Platforms: Xbox 360, PS3, PC

Release Date: Out Now (Xbox 360); Spring 2013 (PS3 & PC)

Dragonborn is the latest add-on to be released for Skyrim, following on from the Dawnguard and Hearthfire expansions, and it marks the most substantial and impressive extra content to be released yet, while also showing the true potential of what developers can achieve through DLC.

Dragonborn introduces an entirely new storyline and location to the already massive world of Skyrim. Once installed, the DLC rapidly makes itself known as the next time the player visits a town they will be immediately attacked by a pair of cultists. It emerges that these cultists are servants of Miraak, the original Dragonborn who seeks to return to power on the isle of Solstheim. This is the starting point for the story which sees the player travelling to Solstheim to foil Miraak’s nefarious schemes.

Solstheim, which was last seen in the Bloodmoon DLC for The Elder Scrolls III: Morrowind is a very welcome addition to Skyrim, boasting a size comparable to one of Skyrim’s holds and enough quests and side quests to match the length of a full release game. Compared to Skyrim, Solstheim is a unique location with its own distinctive culture, architecture and geographical environment. Solstheim’s terrain is a synthesis of Skyrim and Morrowind, with snow-capped peaks and pine forests in the north around the Skaal village, an ashen volcanic landscape around the port of Raven Rock and giant inhabitable mushrooms in the dark elf settlement of Tel Mithryn. You’ll also get to visit Apocrypha, a plane of Oblivion inhabited by Lovecraftian abominations.

Dragonborn also adds a significant number of new armours, ores, potion ingredients and creatures to the world of Skyrim. Most of these creatures are entirely new additions such as werebears and lurkers, though some return from Bloodmoon such as the rieklings, a diminutive goblin-like race who speak in bizarre broken English. The only new feature which is actually a disappointment is the ability to ride dragons. In theory this is a wonderful idea, but in practice it has been implemented in a very constrained way which fails to live up to expectations. This single shortcoming should not detract from the rest of what is an engaging and enjoyable experience however.
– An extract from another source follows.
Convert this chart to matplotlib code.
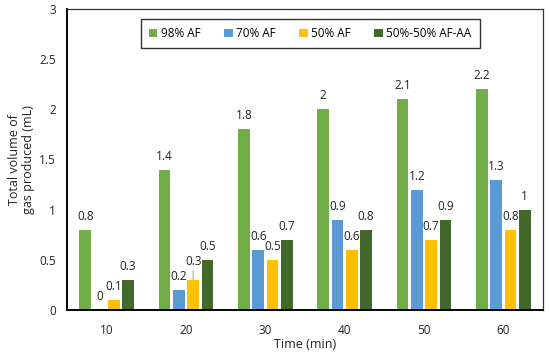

Overall, Dragonborn is an excellent piece of DLC which will definitely enhance your Skyrim experience. With an intriguing story, a brilliant villain and a rich island to explore, Dragonborn pushes all of the right buttons. Already available for Xbox 360 owners to enjoy, it can only be hoped that Bethesda will soon open up the experience for PC and PS3 players as well.